Special mention of the explosion effects are in order. It’s extremely satisfying to shoot a bunch of barrels and see a group of Akrid go up in flames. Yeah, that pretty much rocks.

•• Sound ••
Pretty basic stuff here. This game is no Bioshock in terms of sound design, but it does the job. The explosions are fully and boomy and the ‘Mechs all have distinct sounds. The Akrid aren’t particularly noisy, except the bosses, so their growls and noises weren’t anything worth remembering.

•• Multiplayer ••
Multiplayer is pretty much as afterthought. The game allows 16 players on a handful of maps, but there’s nothing new here, folks. It’s basic 3rd person fragfest with a 4 different gametypes. As well, the game has been hampered with connectivity problems.
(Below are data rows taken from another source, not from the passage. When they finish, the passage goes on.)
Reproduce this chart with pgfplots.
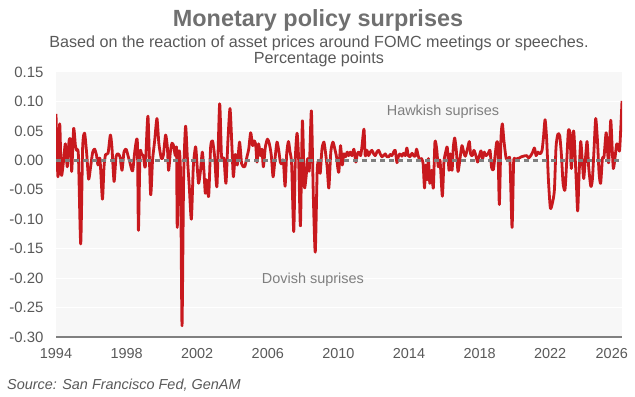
\documentclass[border=0pt]{standalone}
\usepackage{pgfplots}
\pgfplotsset{compat=1.18}
\usepackage{fontspec}
\setmainfont{Liberation Sans}
\definecolor{linered}{RGB}{200,25,30}
\definecolor{txtgray}{RGB}{89,89,89}
\definecolor{titlegray}{RGB}{112,112,112}
\definecolor{anngray}{RGB}{127,127,127}
\definecolor{bggray}{RGB}{247,247,247}
\definecolor{axgray}{RGB}{128,128,128}
\begin{document}
\begin{tikzpicture}[x=1bp,y=1bp]
\path[use as bounding box] (0,0) rectangle (635,396);
\node[anchor=base, text=titlegray, font=\fontsize{23.5}{26}\selectfont\bfseries] at (318,370) {Monetary policy surprises};
\node[anchor=base, text=txtgray, font=\fontsize{16.2}{18}\selectfont] at (319,349) {Based on the reaction of asset prices around FOMC meetings or speeches.};
\node[anchor=base, text=txtgray, font=\fontsize{16.2}{18}\selectfont] at (319,333) {Percentage points};
\node[anchor=base west, text=txtgray, font=\fontsize{14.5}{16}\selectfont\itshape, inner sep=0pt] at (7,7) {Source: San Francisco Fed, GenAM};
\begin{axis}[
  at={(56bp,59bp)}, anchor=south west, scale only axis,
  width=566bp, height=265bp,
  xmin=1994, xmax=2026.07, ymin=-0.30, ymax=0.15,
  xtick={1994,1998,2002,2006,2010,2014,2018,2022},
  extra x ticks={2026},
  extra x tick style={x tick label style={xshift=-9bp}},
  ytick={-0.3,-0.25,-0.2,-0.15,-0.1,-0.05,0,0.05,0.1,0.15},
  axis background/.style={fill=bggray},
  axis line style={draw=none},
  major tick length=0pt,
  ymajorgrids, major grid style={white, line width=1bp},
  /pgf/number format/assume math mode=true,
  ticklabel style={text=txtgray},
  x tick label style={font=\fontsize{14.5}{16}\selectfont, /pgf/number format/1000 sep={}, yshift=-8bp},
  y tick label style={font=\fontsize{15}{16}\selectfont, /pgf/number format/fixed, /pgf/number format/fixed zerofill, /pgf/number format/precision=2, xshift=-9bp},
]
\addplot[linered, line width=2.8bp, smooth, tension=0.4, line join=round] coordinates {
(1994.00,0.079) (1994.11,-0.028) (1994.21,0.062) (1994.30,-0.025) (1994.42,-0.003) (1994.53,0.028)
(1994.64,-0.011) (1994.74,0.033) (1994.83,0.033) (1994.89,-0.019) (1995.00,0.054) (1995.10,0.025)
(1995.17,0.017) (1995.27,0.008) (1995.40,-0.142) (1995.51,0.022) (1995.62,0.046) (1995.74,0.011)
(1995.85,-0.032) (1995.96,-0.011) (1996.08,0.014) (1996.19,0.019) (1996.30,0.008) (1996.38,-0.008)
(1996.49,0.003) (1996.63,-0.066) (1996.72,-0.011) (1996.81,0.010) (1996.95,0.012) (1997.08,0.043)
(1997.17,0.022) (1997.29,-0.036) (1997.40,0.006) (1997.51,0.011) (1997.63,0.006) (1997.74,-0.017)
(1997.85,0.014) (1997.97,0.019) (1998.08,0.008) (1998.19,-0.004) (1998.34,-0.018) (1998.48,0.019)
(1998.61,0.031) (1998.67,-0.119) (1998.76,0.011) (1998.85,0.011) (1998.95,0.008) (1999.06,-0.011)
(1999.21,0.075) (1999.36,-0.058) (1999.47,0.000) (1999.59,0.033) (1999.72,0.071) (1999.83,0.028)
(1999.97,0.003) (2000.08,0.008) (2000.21,0.043) (2000.31,0.022) (2000.38,-0.017) (2000.48,0.014)
(2000.57,0.029) (2000.66,0.025) (2000.76,0.008) (2000.83,0.019) (2000.87,-0.114) (2000.97,0.014)
(2001.06,-0.028) (2001.14,-0.281) (2001.23,-0.033) (2001.34,0.058) (2001.44,0.006) (2001.55,-0.044)
(2001.67,-0.100) (2001.78,-0.011) (2001.91,0.023) (2002.00,-0.011) (2002.08,-0.039) (2002.19,-0.017)
(2002.29,0.014) (2002.38,-0.017) (2002.46,-0.056) (2002.53,-0.033) (2002.65,-0.061) (2002.76,0.022)
(2002.87,0.033) (2002.99,0.006) (2003.12,-0.044) (2003.27,0.096) (2003.37,0.011) (2003.44,0.000)
(2003.52,0.003) (2003.63,-0.039) (2003.74,0.033) (2003.86,0.088) (2003.97,0.022) (2004.05,-0.028)
(2004.16,0.010) (2004.27,-0.008) (2004.40,0.031) (2004.52,-0.006) (2004.69,-0.011) (2004.82,0.006)
(2004.92,0.019) (2005.03,0.047) (2005.14,0.025) (2005.22,0.033) (2005.31,0.028) (2005.39,-0.003)
(2005.48,0.028) (2005.58,0.008) (2005.67,0.019) (2005.75,-0.011) (2005.86,0.022) (2005.98,0.036)
(2006.09,0.028) (2006.20,0.008) (2006.30,-0.028) (2006.41,0.003) (2006.52,0.031) (2006.62,0.017)
(2006.71,-0.003) (2006.79,-0.006) (2006.88,0.000) (2006.98,-0.044) (2007.07,0.011) (2007.17,0.032)
(2007.26,0.014) (2007.35,-0.006) (2007.47,-0.121) (2007.56,0.003) (2007.66,0.046) (2007.75,0.000)
(2007.85,-0.111) (2007.96,0.067) (2008.07,-0.044) (2008.17,-0.028) (2008.26,0.003) (2008.35,-0.017)
(2008.47,0.084) (2008.58,-0.061) (2008.69,-0.156) (2008.80,-0.017) (2008.90,0.000) (2008.97,-0.022)
(2009.07,0.019) (2009.18,0.031) (2009.28,0.011) (2009.37,-0.014) (2009.46,-0.047) (2009.57,0.014)
(2009.69,0.031) (2009.80,0.019) (2009.90,0.005) (2009.97,-0.014) (2010.03,-0.019) (2010.12,0.025)
(2010.22,-0.008) (2010.31,0.011) (2010.41,0.006) (2010.50,0.014) (2010.58,0.008) (2010.67,0.014)
(2010.77,0.008) (2010.88,0.019) (2010.99,-0.003) (2011.07,0.011) (2011.16,0.014) (2011.26,0.008)
(2011.33,0.022) (2011.45,0.053) (2011.52,0.008) (2011.62,0.017) (2011.71,0.008) (2011.81,0.014)
(2011.90,0.017) (2012.00,0.011) (2012.09,0.008) (2012.18,0.014) (2012.28,0.017) (2012.37,0.011)
(2012.47,0.006) (2012.56,0.008) (2012.66,0.011) (2012.75,0.006) (2012.85,0.006) (2012.94,0.010)
(2013.03,0.008) (2013.13,0.014) (2013.22,0.017) (2013.32,-0.004) (2013.41,0.008) (2013.50,0.011)
(2013.60,0.007) (2013.69,0.012) (2013.79,0.008) (2013.88,0.021) (2013.96,0.008) (2014.05,0.006)
(2014.17,0.012) (2014.26,0.008) (2014.35,0.007) (2014.43,0.019) (2014.52,0.008) (2014.61,0.000)
(2014.71,0.003) (2014.80,-0.006) (2014.88,-0.047) (2014.95,-0.008) (2015.03,-0.033) (2015.10,0.003)
(2015.18,-0.039) (2015.28,-0.017) (2015.38,-0.047) (2015.47,0.031) (2015.57,0.019) (2015.66,-0.011)
(2015.76,0.000) (2015.89,-0.061) (2015.98,-0.003) (2016.08,0.014) (2016.17,0.022) (2016.27,-0.017)
(2016.34,0.011) (2016.44,-0.017) (2016.51,0.022) (2016.59,0.038) (2016.68,0.017) (2016.78,-0.019)
(2016.89,0.003) (2017.00,0.025) (2017.10,0.014) (2017.19,0.007) (2017.31,0.019) (2017.42,0.032)
(2017.49,0.011) (2017.59,0.008) (2017.68,0.017) (2017.80,0.007) (2017.89,-0.003) (2017.99,0.008)
(2018.08,0.016) (2018.17,0.003) (2018.27,0.014) (2018.36,0.008) (2018.48,0.011) (2018.59,0.017)
(2018.68,-0.012) (2018.78,-0.016) (2018.87,0.006) (2018.97,0.031) (2019.04,0.022) (2019.12,-0.075)
(2019.21,0.036) (2019.29,0.062) (2019.38,0.033) (2019.50,0.004) (2019.61,0.000) (2019.72,0.000)
(2019.84,-0.114) (2019.93,-0.003) (2020.03,0.001) (2020.14,0.003) (2020.25,0.004) (2020.37,0.006)
(2020.48,0.007) (2020.67,0.008) (2020.78,0.004) (2020.90,0.008) (2021.01,0.014) (2021.11,0.021)
(2021.20,0.008) (2021.31,0.014) (2021.43,0.011) (2021.54,0.017) (2021.62,0.039) (2021.71,0.069)
(2021.80,0.036) (2021.90,-0.033) (2022.01,-0.081) (2022.13,-0.072) (2022.24,-0.050) (2022.33,0.022)
(2022.43,0.044) (2022.54,0.042) (2022.64,0.008) (2022.73,-0.039) (2022.84,-0.050) (2022.94,0.000)
(2023.03,0.050) (2023.13,0.044) (2023.20,-0.014) (2023.32,0.050) (2023.39,0.022) (2023.49,-0.044)
(2023.56,-0.086) (2023.64,-0.022) (2023.73,0.032) (2023.83,-0.006) (2023.90,-0.031) (2023.99,0.000)
(2024.09,0.032) (2024.18,-0.011) (2024.30,-0.044) (2024.39,-0.033) (2024.49,0.022) (2024.58,0.071)
(2024.68,0.033) (2024.77,-0.022) (2024.86,-0.039) (2024.96,0.003) (2025.05,0.006) (2025.17,0.047)
(2025.26,0.011) (2025.32,-0.003) (2025.43,0.068) (2025.51,0.022) (2025.58,-0.014) (2025.68,0.006)
(2025.77,0.028) (2025.87,0.022) (2025.94,0.019) (2026.07,0.101)
};
\addplot[anngray, line width=2.5bp, dash pattern=on 5bp off 4bp, forget plot] coordinates {(1994,0) (2026.07,0)};
\draw[axgray, line width=1.2bp] (rel axis cs:0,0) -- (rel axis cs:1,0);
\node[text=anngray, font=\fontsize{14.5}{16}\selectfont] at (axis cs:2015.93,0.083) {Hawkish suprises};
\node[text=anngray, font=\fontsize{14.5}{16}\selectfont] at (axis cs:2008.56,-0.202) {Dovish suprises};
\end{axis}
\end{tikzpicture}
\end{document}
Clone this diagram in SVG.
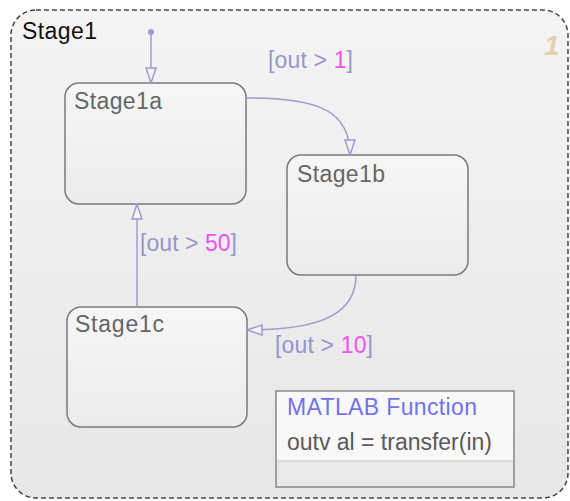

Play this game for the single player.

•• Parents Should Know ••
This game is rated T for Teen and is fairly harmless as shooter go. Yes, you kill other humans, but there’s no blood. And most of the time you’re shooting giant ‘Mechs are big ugly monsters. Certainly if you let your child play Halo or (god forbid) Gears of War, this shouldn’t be any more harmful.

•• Conclusion ••
Lost Planet is a very strong single player game with a few minor issues that shouldn’t hamper fans of the genre from picking it up.